Piling up the power-play goals isn’t the first thing you think of to make the game more exciting, but it does two things that have the same result. One is it keeps the best offensive players on the ice for one team with more space, and it changes behavior at even-strength which also opens up space.
And with that space, we’ve seen some signature performances the past two nights for teams that desperately needed them. Johnny Gaudreau was magnificent for a Calgary team down 2-1 and on the road, burying a penalty shot that he earned and adding an assist. We’ve been over how Nathan MacKinnon and Cale Makar blitzed the Predators right back into the dumpster from which they came.

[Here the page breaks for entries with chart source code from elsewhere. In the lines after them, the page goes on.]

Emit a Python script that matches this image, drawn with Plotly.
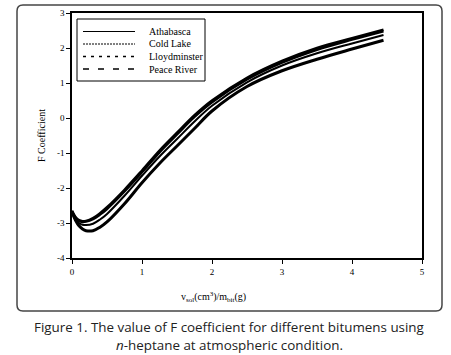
import plotly.graph_objects as go

# ---- data ----
x_vals = [0, 0.05, 0.1, 0.15, 0.2, 0.3, 0.4, 0.5, 0.75, 1.0, 1.25, 1.5, 1.75,
          2.0, 2.5, 3.0, 3.5, 4.0, 4.45]
athabasca = [-2.70, -2.92, -3.08, -3.17, -3.22, -3.22, -3.12, -2.97, -2.45, -1.85,
             -1.30, -0.80, -0.30, 0.20, 0.90, 1.35, 1.68, 1.97, 2.22]
cold_lake = [-2.68, -2.88, -3.00, -3.05, -3.06, -3.02, -2.90, -2.74, -2.22, -1.65,
             -1.10, -0.60, -0.10, 0.35, 1.02, 1.50, 1.85, 2.13, 2.37]
lloydminster = [-2.66, -2.85, -2.94, -2.97, -2.96, -2.89, -2.76, -2.60, -2.10, -1.55,
                -0.98, -0.47, 0.03, 0.45, 1.10, 1.58, 1.95, 2.24, 2.48]
peace_river = [-2.65, -2.83, -2.92, -2.95, -2.94, -2.86, -2.72, -2.55, -2.05, -1.50,
               -0.93, -0.42, 0.08, 0.50, 1.15, 1.63, 2.00, 2.28, 2.52]
series_names = ["Athabasca", "Cold Lake", "Lloydminster", "Peace River"]
x_ticks = [0, 1, 2, 3, 4, 5]
x_tick_labels = ["0", "1", "2", "3", "4", "5"]
y_ticks = [-4, -3, -2, -1, 0, 1, 2, 3]
y_tick_labels = ["-4", "-3", "-2", "-1", "0", "1", "2", "3"]

series = [athabasca, cold_lake, lloydminster, peace_river]
curve_styles = [
    dict(width=3, dash="solid"),
    dict(width=2, dash="solid"),
    dict(width=2.5, dash="solid"),
    dict(width=2.5, dash="solid"),
]
legend_styles = [
    dict(width=1, dash="solid"),
    dict(width=1, dash="2px,1px"),
    dict(width=1.5, dash="3px,5px"),
    dict(width=1.5, dash="6px,9px"),
]

SERIF = "Liberation Serif, Times New Roman, serif"
SANS = "Open Sans, Noto Sans, sans-serif"

fig = go.Figure()
for name, ys, st in zip(series_names, series, curve_styles):
    fig.add_trace(go.Scatter(x=x_vals, y=ys, mode="lines", name=name,
                             line=dict(color="black", shape="spline", **st),
                             showlegend=False))

W, H = 451, 355
L, R, T, B = 72, 422, 13, 258
pw, ph = R - L, B - T


def px(xp):
    return (xp - L) / pw


def py(yp):
    return (B - yp) / ph


# rounded outer frame, drawn as four straight edges and four corners
x0, x1, y0, y1, r = 17, 442, 5, 311, 6
frame_line = dict(color="#444444", width=1.5)
shapes = []
edges = [((x0 + r, y0), (x1 - r, y0)), ((x1, y0 + r), (x1, y1 - r)),
         ((x1 - r, y1), (x0 + r, y1)), ((x0, y1 - r), (x0, y0 + r))]
for (ax, ay), (bx, by) in edges:
    shapes.append(dict(type="line", xref="paper", yref="paper",
                       x0=px(ax), y0=py(ay), x1=px(bx), y1=py(by),
                       line=frame_line))
corners = [((x1 - r, y0), (x1, y0), (x1, y0 + r)),
           ((x1, y1 - r), (x1, y1), (x1 - r, y1)),
           ((x0 + r, y1), (x0, y1), (x0, y1 - r)),
           ((x0, y0 + r), (x0, y0), (x0 + r, y0))]
for (sx, sy), (cx, cy), (ex, ey) in corners:
    shapes.append(dict(type="path", xref="paper", yref="paper",
                       path=f"M{px(sx)},{py(sy)} Q{px(cx)},{py(cy)} {px(ex)},{py(ey)}",
                       line=frame_line))

# legend box
shapes.append(dict(type="rect", xref="paper", yref="paper",
                   x0=px(77), x1=px(205), y0=py(19), y1=py(81),
                   line=dict(color="black", width=1), fillcolor="white"))
annotations = []
leg_rows = [31.5, 44, 56.5, 69]
for name, st, yy in zip(series_names, legend_styles, leg_rows):
    shapes.append(dict(type="line", xref="paper", yref="paper",
                       x0=px(83), x1=px(135), y0=py(yy), y1=py(yy),
                       line=dict(color="black", **st)))
    annotations.append(dict(text=name, x=px(147), y=py(yy), xref="paper",
                            yref="paper", xanchor="left", yanchor="middle",
                            showarrow=False,
                            font=dict(family=SERIF, size=10, color="black")))

annotations += [
    dict(text="v<sub>sol</sub>(cm<sup>3</sup>)/m<sub>bit</sub>(g)",
         x=px(213), y=py(297), xref="paper", yref="paper",
         xanchor="center", yanchor="middle",
         showarrow=False, font=dict(family=SERIF, size=10, color="black")),
    dict(text="Figure 1. The value of F coefficient for different bitumens using",
         x=px(229), y=py(327), xref="paper", yref="paper", showarrow=False,
         xanchor="center", yanchor="middle",
         font=dict(family=SANS, size=13.4, color="#222")),
    dict(text="<i>n</i>-heptane at atmospheric condition.",
         x=px(229), y=py(345), xref="paper", yref="paper", showarrow=False,
         xanchor="center", yanchor="middle",
         font=dict(family=SANS, size=13.4, color="#222")),
]

fig.update_layout(
    width=W, height=H, autosize=False,
    margin=dict(l=L, r=W - R, t=T, b=H - B, pad=0, autoexpand=False),
    paper_bgcolor="white", plot_bgcolor="white",
    showlegend=False,
    xaxis=dict(range=[0, 5], tickvals=x_ticks, ticktext=x_tick_labels,
               showgrid=False, zeroline=False, automargin=False,
               showline=True, linecolor="black", linewidth=1.5, mirror=True,
               ticks="outside", ticklen=4, tickcolor="black",
               tickfont=dict(family=SERIF, size=9, color="black")),
    yaxis=dict(range=[-4, 3], tickvals=y_ticks, ticktext=y_tick_labels,
               showgrid=False, zeroline=False, automargin=False,
               showline=True, linecolor="black", linewidth=1.5, mirror=True,
               ticks="outside", ticklen=4, tickcolor="black",
               tickfont=dict(family=SERIF, size=9, color="black"),
               title=dict(text="F Coefficient", standoff=9,
                          font=dict(family=SERIF, size=10, color="black"))),
    shapes=shapes,
    annotations=annotations,
)

fig.write_html("out.html",
               config={"displayModeBar": False},
               post_script="document.body.style.margin='0';")
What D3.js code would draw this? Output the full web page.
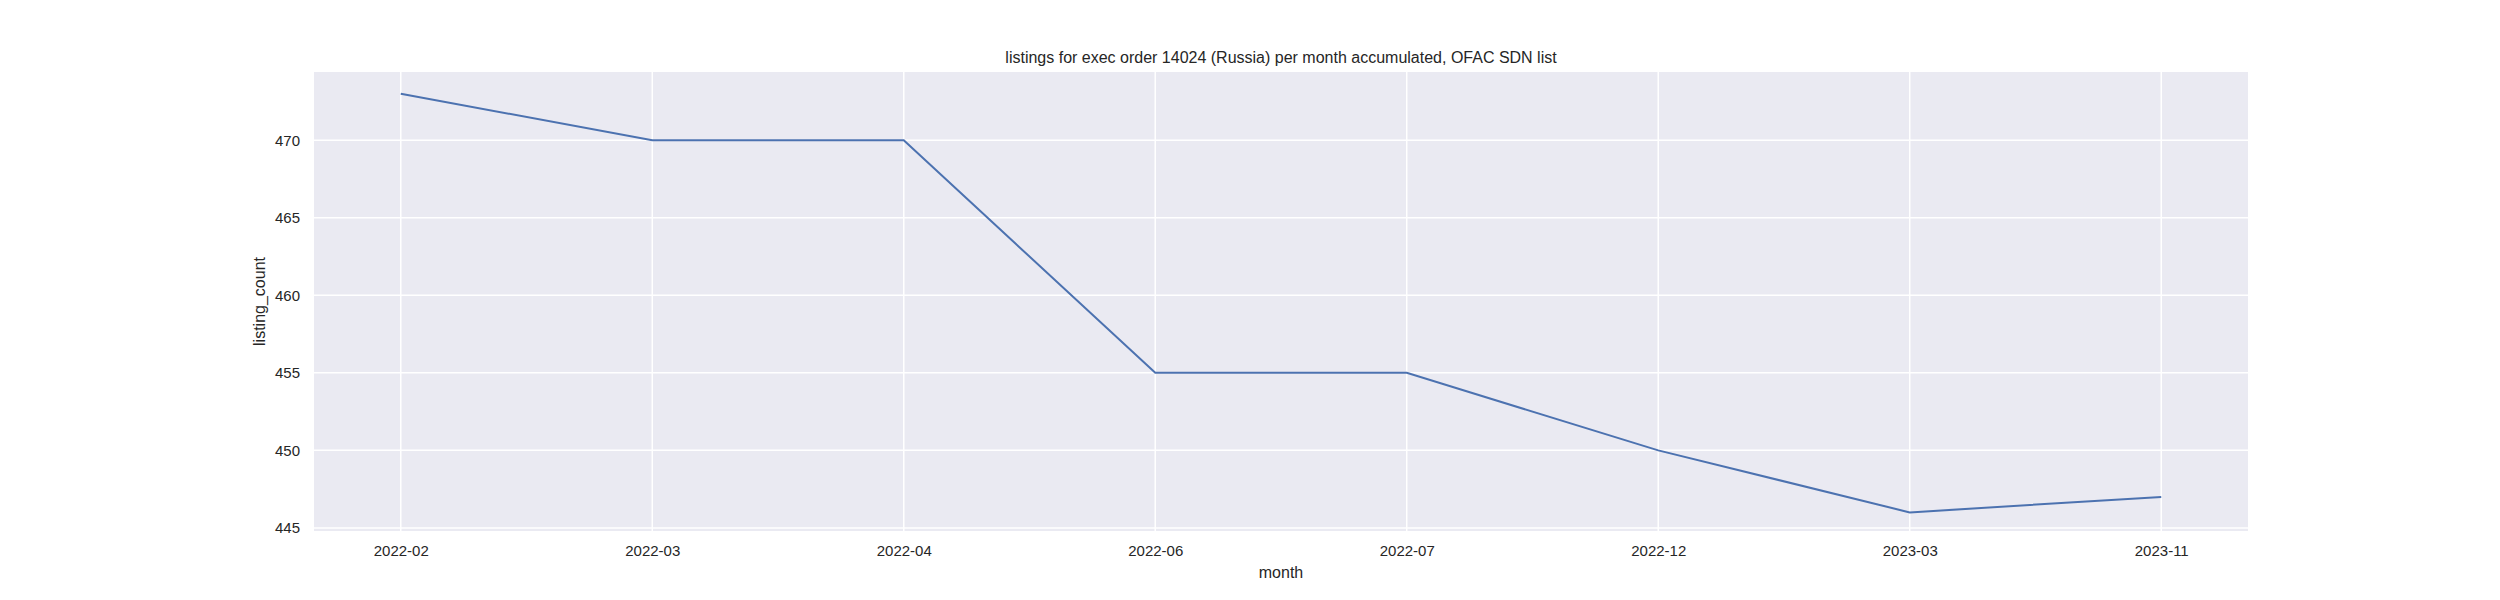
<!DOCTYPE html>
<html>
<head>
<meta charset="utf-8">
<script src="https://cdn.jsdelivr.net/npm/d3@7"></script>
<style>
  body { margin: 0; background: #fff; }
  text { font-family: "Liberation Sans", Arial, sans-serif; fill: #262626; }
</style>
</head>
<body>
<svg id="chart" width="2500" height="600"></svg>
<script>
const months = ["2022-02", "2022-03", "2022-04", "2022-06", "2022-07", "2022-12", "2023-03", "2023-11"];
const listingCounts = [473, 470, 470, 455, 455, 450, 446, 447];
const yTicks = [445, 450, 455, 460, 465, 470];

const margin = { top: 72, right: 252, bottom: 69, left: 314 };
const width = 2500, height = 600;
const svg = d3.select("#chart");

const x = d3.scalePoint().domain(months)
  .range([margin.left, width - margin.right]).padding(0.345);
const y = d3.scaleLinear().domain([444.8, 474.4])
  .range([height - margin.bottom, margin.top]);

// background
svg.append("rect")
  .attr("x", margin.left).attr("y", margin.top)
  .attr("width", width - margin.left - margin.right)
  .attr("height", height - margin.top - margin.bottom)
  .attr("fill", "#eaeaf2");

// grid
svg.append("g").selectAll("line").data(yTicks).join("line")
  .attr("x1", margin.left).attr("x2", width - margin.right)
  .attr("y1", d => y(d)).attr("y2", d => y(d))
  .attr("stroke", "#fff").attr("stroke-width", 1.5);
svg.append("g").selectAll("line").data(months).join("line")
  .attr("x1", d => x(d)).attr("x2", d => x(d))
  .attr("y1", margin.top).attr("y2", height - margin.bottom)
  .attr("stroke", "#fff").attr("stroke-width", 1.5);

// axes
const xAxis = svg.append("g")
  .attr("transform", `translate(0,${height - margin.bottom})`)
  .call(d3.axisBottom(x).tickSize(0).tickPadding(14));
const yAxis = svg.append("g")
  .attr("transform", `translate(${margin.left},0)`)
  .call(d3.axisLeft(y).tickValues(yTicks).tickSize(0).tickPadding(14));
[xAxis, yAxis].forEach(a => {
  a.select(".domain").remove();
  a.selectAll("text").attr("font-size", 15).attr("fill", "#262626")
    .attr("font-family", "Liberation Sans, Arial, sans-serif");
});

// line
const line = d3.line().x((d, i) => x(months[i])).y(d => y(d));
svg.append("path").datum(listingCounts)
  .attr("d", line).attr("fill", "none")
  .attr("stroke", "#4c72b0").attr("stroke-width", 2);

// labels
svg.append("text").attr("x", (margin.left + width - margin.right) / 2).attr("y", 63)
  .attr("text-anchor", "middle").attr("font-size", 16)
  .text("listings for exec order 14024 (Russia) per month accumulated, OFAC SDN list");
svg.append("text").attr("x", (margin.left + width - margin.right) / 2).attr("y", 578)
  .attr("text-anchor", "middle").attr("font-size", 16).text("month");
svg.append("text")
  .attr("transform", `translate(265,${(margin.top + height - margin.bottom) / 2}) rotate(-90)`)
  .attr("text-anchor", "middle").attr("font-size", 16).text("listing_count");
</script>
</body>
</html>
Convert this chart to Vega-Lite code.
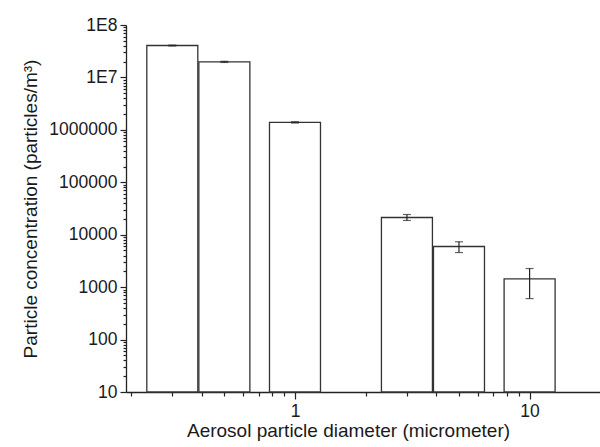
{
  "$schema": "https://vega.github.io/schema/vega-lite/v6.json",
  "autosize": "none",
  "width": 474,
  "height": 367,
  "padding": {"left": 126, "top": 25, "right": 0, "bottom": 55},
  "background": "white",
  "config": {
    "view": {"stroke": null},
    "font": "Liberation Sans",
    "axis": {
      "domainColor": "#222",
      "domainWidth": 1.3,
      "tickColor": "#222",
      "tickWidth": 1.2,
      "labelColor": "#1a1a1a",
      "titleColor": "#1a1a1a",
      "labelFont": "Liberation Sans",
      "titleFont": "Liberation Sans",
      "labelFontSize": 17.5,
      "titleFontSize": 19,
      "titleFontWeight": "normal",
      "grid": false
    }
  },
  "data": {
    "values": [
      {"d": 0.3, "c": 40600000, "lo": 39800000, "hi": 41400000},
      {"d": 0.5, "c": 19800000, "lo": 19300000, "hi": 20300000},
      {"d": 1, "c": 1390000, "lo": 1350000, "hi": 1430000},
      {"d": 3, "c": 21300, "lo": 18700, "hi": 24300},
      {"d": 5, "c": 5960, "lo": 4570, "hi": 7330},
      {"d": 10, "c": 1440, "lo": 605, "hi": 2265}
    ]
  },
  "encoding": {
    "x": {
      "field": "d",
      "type": "quantitative",
      "scale": {"type": "log", "domain": [0.2, 19], "nice": false},
      "axis": {
        "title": "Aerosol particle diameter (micrometer)",
        "values": [0.2, 0.3, 0.4, 0.5, 0.6, 0.7, 0.8, 0.9, 1, 2, 3, 4, 5, 6, 7, 8, 9, 10],
        "labelExpr": "datum.value == 1 || datum.value == 10 ? datum.label : ''",
        "tickSize": {"condition": {"test": "datum.value == 1 || datum.value == 10", "value": 7}, "value": 4},
        "labelPadding": 3,
        "titlePadding": 2,
        "titleX": 222,
        "labelFlush": false,
        "labelOverlap": false
      }
    }
  },
  "layer": [
    {
      "mark": {"type": "bar", "width": 51, "fill": "white", "stroke": "#333", "strokeWidth": 1.3},
      "encoding": {
        "y": {
          "field": "c",
          "type": "quantitative",
          "scale": {"type": "log", "domain": [10, 100000000], "nice": false},
          "axis": {
            "title": "Particle concentration (particles/m³)",
            "values": [10, 20, 30, 40, 50, 60, 70, 80, 90,
                       100, 200, 300, 400, 500, 600, 700, 800, 900,
                       1000, 2000, 3000, 4000, 5000, 6000, 7000, 8000, 9000,
                       10000, 20000, 30000, 40000, 50000, 60000, 70000, 80000, 90000,
                       100000, 200000, 300000, 400000, 500000, 600000, 700000, 800000, 900000,
                       1000000, 2000000, 3000000, 4000000, 5000000, 6000000, 7000000, 8000000, 9000000,
                       10000000, 20000000, 30000000, 40000000, 50000000, 60000000, 70000000, 80000000, 90000000,
                       100000000],
            "labelExpr": "abs(log(datum.value)/LN10 - round(log(datum.value)/LN10)) < 0.000001 ? (datum.value >= 10000000 ? '1E' + round(log(datum.value)/LN10) : format(datum.value, 'd')) : ''",
            "tickSize": {"condition": {"test": "abs(log(datum.value)/LN10 - round(log(datum.value)/LN10)) < 0.000001", "value": 6}, "value": 3},
            "labelPadding": 3,
            "titlePadding": 8,
            "labelFlush": false,
            "labelOverlap": false
          }
        },
        "y2": {"datum": 10}
      }
    },
    {
      "mark": {"type": "rule", "color": "#222", "strokeWidth": 1.2},
      "encoding": {
        "y": {"field": "lo", "type": "quantitative"},
        "y2": {"field": "hi"}
      }
    },
    {
      "mark": {"type": "tick", "orient": "horizontal", "size": 8, "thickness": 1.2, "color": "#222"},
      "encoding": {"y": {"field": "lo", "type": "quantitative"}}
    },
    {
      "mark": {"type": "tick", "orient": "horizontal", "size": 8, "thickness": 1.2, "color": "#222"},
      "encoding": {"y": {"field": "hi", "type": "quantitative"}}
    }
  ]
}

Last night, after a first period that saw the Leafs get completely punched in the pills by the Lightning and down two, Auston Matthews went supernova, scoring the winner and registering four shots in the final two periods. Vladimir Tarasenko had a hat-trick in the third period for the Blues as they took a 3-2 lead over Minnesota. And that was in response to Karill Kaprizov’s two goals in the first, including squeezing this snipe through a gnat’s ass to give the Wild a temporary lead:
But no one strapped their back to their team quite like Connor McDavid last night, who had a goal and two assists (and should have had a third), and had the Kings shitting bricks every time he touched the puck (and he seemingly never came off the ice for the last half of the game). You can hear a rip in the time and space for just about all of these. Here he sets up a chance that even Zack Kassian can’t fuck up with his hands and brain made of damp cardboard, which would usually just mean banking it in off his confused gape:
Here McDavid just takes matters into his own hands:
And then he drags Leon Draisaitl with him, or freezes the Kings en masse to find Draisaitl again:
Sadly, the one force McDavid can’t tame is his own goalie, Mike Smith, who let in three awful goals to undo all of McJesus’ work. First Smith lets Adrian Kempe’s shot that had all the power of a snot-rocket through his legs:
Then he bit so hard on Dustin Brown, who’s made of barely packed sand and Elmer’s glue these days, that he forgot about Andreas Athanasiou to his right, and had to lunge at him like he was diving over a hedge to catch his delivery guy and left the net wide open:
Smith performed the same feat for Phillip Danault’s goal in the third, this time forgetting to get up against his post with Danault standing there:
There is something poetic and fitting that in McDavid’s best playoff performance he was fucked over by his goalie, as that’s been the story of his entire career. Still, the NHL has struggled to let its stars make the biggest plays in the biggest moments. Turns out all they had to do was give them space.